Soleil, sable blanc et eau turquoise. Lido Key Beach, à Sarasota, serait une carte postale parfaite des plages de Floride si des dizaines de poissons morts ne gisaient pas sur le sol, conséquence de la marée rouge qui affecte la côte ouest de cet État américain.
Ce phénomène naturel récurrent, provoqué par la prolifération de la microalgue « Karenia brevis », s’est produit cette année durant le « spring break », les vacances de printemps lors desquelles des milliers de jeunes Américains convergent vers les côtes floridiennes. « Nous avons eu beaucoup d’annulations », se lamente Jeff Napier, 62 ans, employé de l’hôtel Lido Beach Resort. « Les gens tombent malades. Pourquoi quelqu’un voudrait-il dépenser beaucoup d’argent et rester ici » dans ces conditions ?
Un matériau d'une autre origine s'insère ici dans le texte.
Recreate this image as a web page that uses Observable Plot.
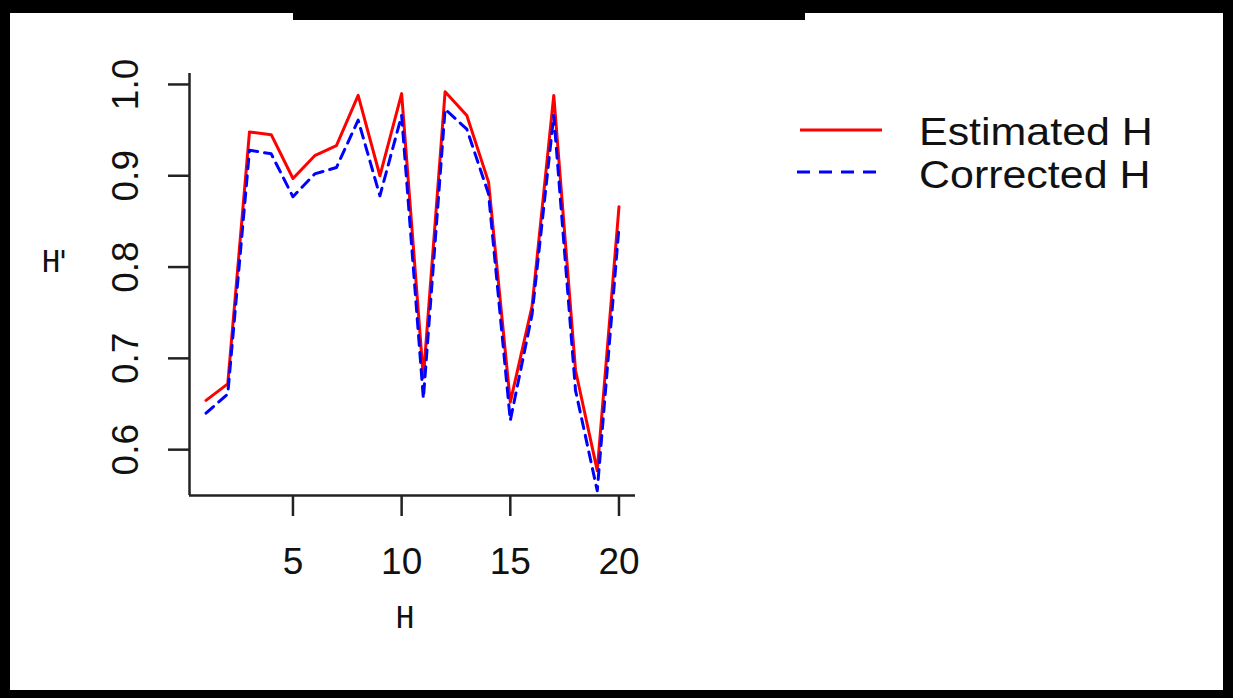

Quand la concentration de cette algue nocive est trop importante, comme ces dernières semaines, elle relâche une neurotoxine puissante qui peut tuer la faune marine et provoquer des problèmes respiratoires chez l’homme.
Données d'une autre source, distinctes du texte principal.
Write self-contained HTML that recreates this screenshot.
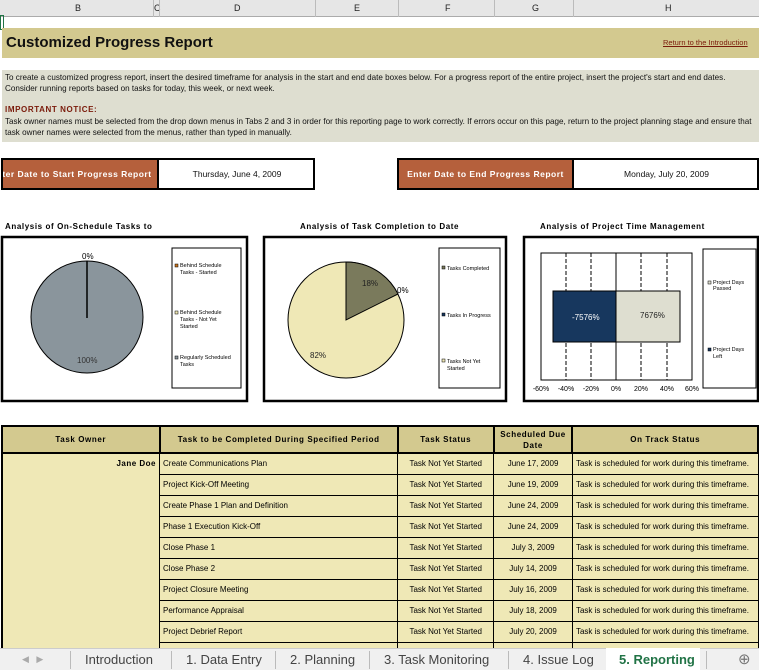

Dick Bowser en a fait l’expérience. « Ça sentait très mauvais », se souvient ce touriste de 80 ans en marchant au bord de la mer avec une canne dans chaque main, heureux que les courants marins aient éloigné temporairement la marée rouge, lui offrant un court répit. « Je ne pouvais pas me rapprocher de la plage », ajoute-t-il. « J’étais gêné par une toux persistante. J’avais mal à la gorge tous les jours, des problèmes aux yeux ou aux sinus. » Jeff Napier, lui, a souffert de cinq jours de migraine et ne souhaite pas revivre cela. « Il faut remédier à cette marée rouge », lance-t-il, même s’il ignore comment.
« Jamais complètement débarrassés de la marée rouge »
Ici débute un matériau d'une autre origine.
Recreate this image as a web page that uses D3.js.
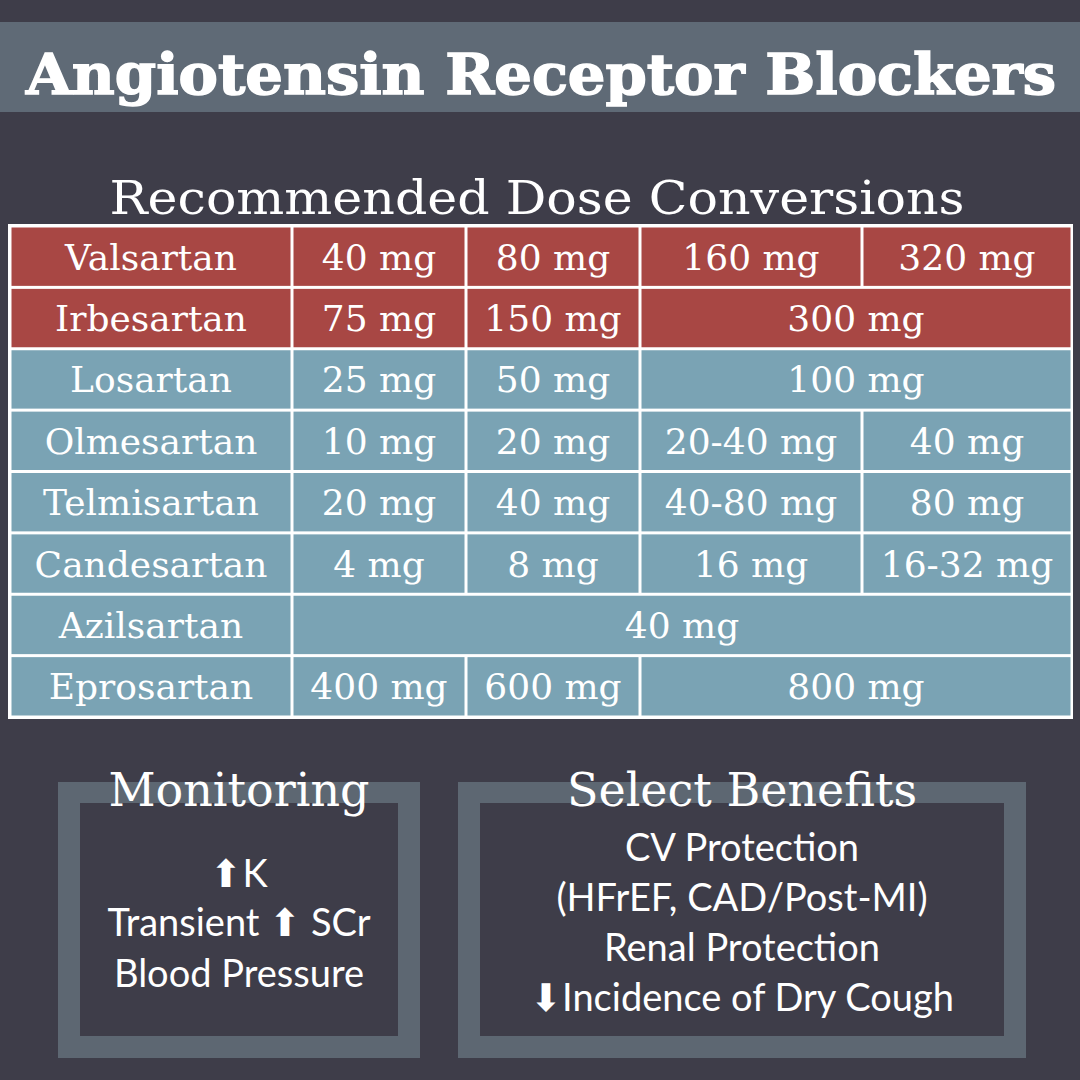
<!DOCTYPE html><html><head><meta charset="utf-8">
<script src="https://cdn.jsdelivr.net/npm/d3@7"></script>
<style>body{margin:0;background:#3e3d49}</style></head><body>
<script>
const drugs=["Valsartan","Irbesartan","Losartan","Olmesartan","Telmisartan","Candesartan","Azilsartan","Eprosartan"];
const rowColors=["red","red","blue","blue","blue","blue","blue","blue"];
// each row: [label, startCol, span]
const doses=[
 [["40 mg",0,1],["80 mg",1,1],["160 mg",2,1],["320 mg",3,1]],
 [["75 mg",0,1],["150 mg",1,1],["300 mg",2,2]],
 [["25 mg",0,1],["50 mg",1,1],["100 mg",2,2]],
 [["10 mg",0,1],["20 mg",1,1],["20-40 mg",2,1],["40 mg",3,1]],
 [["20 mg",0,1],["40 mg",1,1],["40-80 mg",2,1],["80 mg",3,1]],
 [["4 mg",0,1],["8 mg",1,1],["16 mg",2,1],["16-32 mg",3,1]],
 [["40 mg",0,4]],
 [["400 mg",0,1],["600 mg",1,1],["800 mg",2,2]]
];
const colEdges=[292,466,640,862,1072];
const monitoring=["⬆K","Transient ⬆ SCr","Blood Pressure"];
const benefits=["CV Protection","(HFrEF, CAD/Post-MI)","Renal Protection","⬇Incidence of Dry Cough"];

const svg=d3.select("body").append("svg").attr("width",1080).attr("height",1080);
svg.append("rect").attr("width",1080).attr("height",1080).attr("fill","#3e3d49");
svg.append("rect").attr("x",0).attr("y",22).attr("width",1080).attr("height",90).attr("fill","#5f6a76");
const serif="'DejaVu Serif',serif";
svg.append("text").attr("x",541).attr("y",94).attr("text-anchor","middle").attr("fill","#fff").attr("stroke","#fff").attr("stroke-width",1.5)
 .attr("font-family",serif).attr("font-weight","bold").attr("font-size",56).attr("textLength",1030).attr("lengthAdjust","spacingAndGlyphs").text("Angiotensin Receptor Blockers");
svg.append("text").attr("x",537).attr("y",214).attr("text-anchor","middle").attr("fill","#fff")
 .attr("font-family",serif).attr("font-size",46).attr("textLength",855).attr("lengthAdjust","spacingAndGlyphs").text("Recommended Dose Conversions");

const y=d3.scaleBand().domain(drugs).range([226,717]);
const colors={red:"#a84744",blue:"#7aa3b4"};
const g=svg.append("g");
g.append("rect").attr("x",8).attr("y",224).attr("width",1065).attr("height",495).attr("fill","#fff");
const pad=1.5;
drugs.forEach((d,i)=>{
 const y0=y(d),h=y.bandwidth();
 const cells=[[d,-1,1]].concat(doses[i]);
 cells.forEach(([t,s,sp])=>{
  const x0=s<0?10:colEdges[s], x1=s<0?292:colEdges[s+sp];
  g.append("rect").attr("x",x0+pad).attr("y",y0+pad).attr("width",x1-x0-2*pad).attr("height",h-2*pad).attr("fill",colors[rowColors[i]]);
  const w=x1-x0;
  const tx=g.append("text").attr("x",(x0+x1)/2).attr("y",y0+h/2+13).attr("text-anchor","middle").attr("fill","#fff")
   .attr("font-family",serif).attr("font-size",36).text(t);
  const L=tx.node().getComputedTextLength();
  if(L>w-8) tx.attr("textLength",w-8).attr("lengthAdjust","spacingAndGlyphs");
 });
});

function box(x0,x1,title,lines,ys){
 svg.append("rect").attr("x",x0).attr("y",782).attr("width",x1-x0).attr("height",276).attr("fill","#5d6772");
 svg.append("rect").attr("x",x0+22).attr("y",803).attr("width",x1-x0-44).attr("height",233).attr("fill","#3e3d49");
 svg.append("text").attr("x",(x0+x1)/2).attr("y",806).attr("text-anchor","middle").attr("fill","#fff")
  .attr("font-family",serif).attr("font-size",46).text(title);
 lines.forEach((l,i)=>svg.append("text").attr("x",(x0+x1)/2).attr("y",ys[i]).attr("text-anchor","middle").attr("fill","#fff")
  .attr("font-family","Lato,sans-serif").attr("font-size",38).text(l));
}
box(58,420,"Monitoring",monitoring,[887,936,987]);
box(458,1026,"Select Benefits",benefits,[861,911,961,1011]);
</script></body></html>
À 50 km de Sarasota, les scientifiques du Mote Marine Laboratory travaillent depuis 2020 pour atténuer l’impact de ce phénomène déjà connu des explorateurs espagnols du XVe et XVIe siècles après leurs échanges avec les populations indigènes. Leur objectif est de « détruire les algues, altérer leur toxine et n’avoir aucun effet notable sur les espèces non-ciblées », explique le docteur Michael Crosby, président et directeur du laboratoire.
Les chercheurs disposent d’un centre de 2600 m2 où ils cultivent des spécimens de Karenia brevis et peuvent tester des substances pour les neutraliser dans d’énormes réservoirs d’eau de mer qui imitent l’écosystème du golfe du Mexique. Ils ont identifié jusqu’à présent une douzaine de méthodes qui fonctionnent et vont consacrer les deux prochaines années à la recherche du meilleur moyen d’utiliser ces solutions dans l’océan, indique M. Crosby.
Le scientifique à la barbe blanche, sourire en coin, parcourt fièrement les six laboratoires du centre de recherche, persuadé que son équipe parviendra à réduire l’impact environnemental des marées rouges et leurs conséquences sur la qualité de vie et l’économie de la région. Mais « nous ne serons jamais complètement débarrassés de la marée rouge », tempère-t-il.
« C’est comme ça depuis des centaines d’années »
Principalement car contrairement à d’autres phénomènes de prolifération d’algues nocives, fruits d’activités humaines comme l’agriculture, celui-là est naturel. La marée rouge de Floride commence à quelque 64 km de la côte ouest de l’État, et se rapproche ou s’éloigne du rivage en fonction des courants marins. Cette année, l’éruption d’algues est due en grande partie à l’ouragan Ian qui a frappé le « Sunshine State » fin septembre, selon le Dr Crosby.
Une fois sur la côte, elles prolifèrent au contact d’une eau riche en nutriments, naturels ou agricoles. »Nous étudions dans quelle mesure l’activité humaine, en particulier les apports terrestres en nutriments, peuvent accentuer une marée rouge en termes d’intensité et de durée », détaille Michael Crosby. « Mais même si on éliminait tous les humains de la Floride, il y aurait toujours des marées rouges », assure-t-il. « C’est comme ça depuis des centaines d’années », abonde Jeff Napier, résigné, devant le Lido Beach Resort.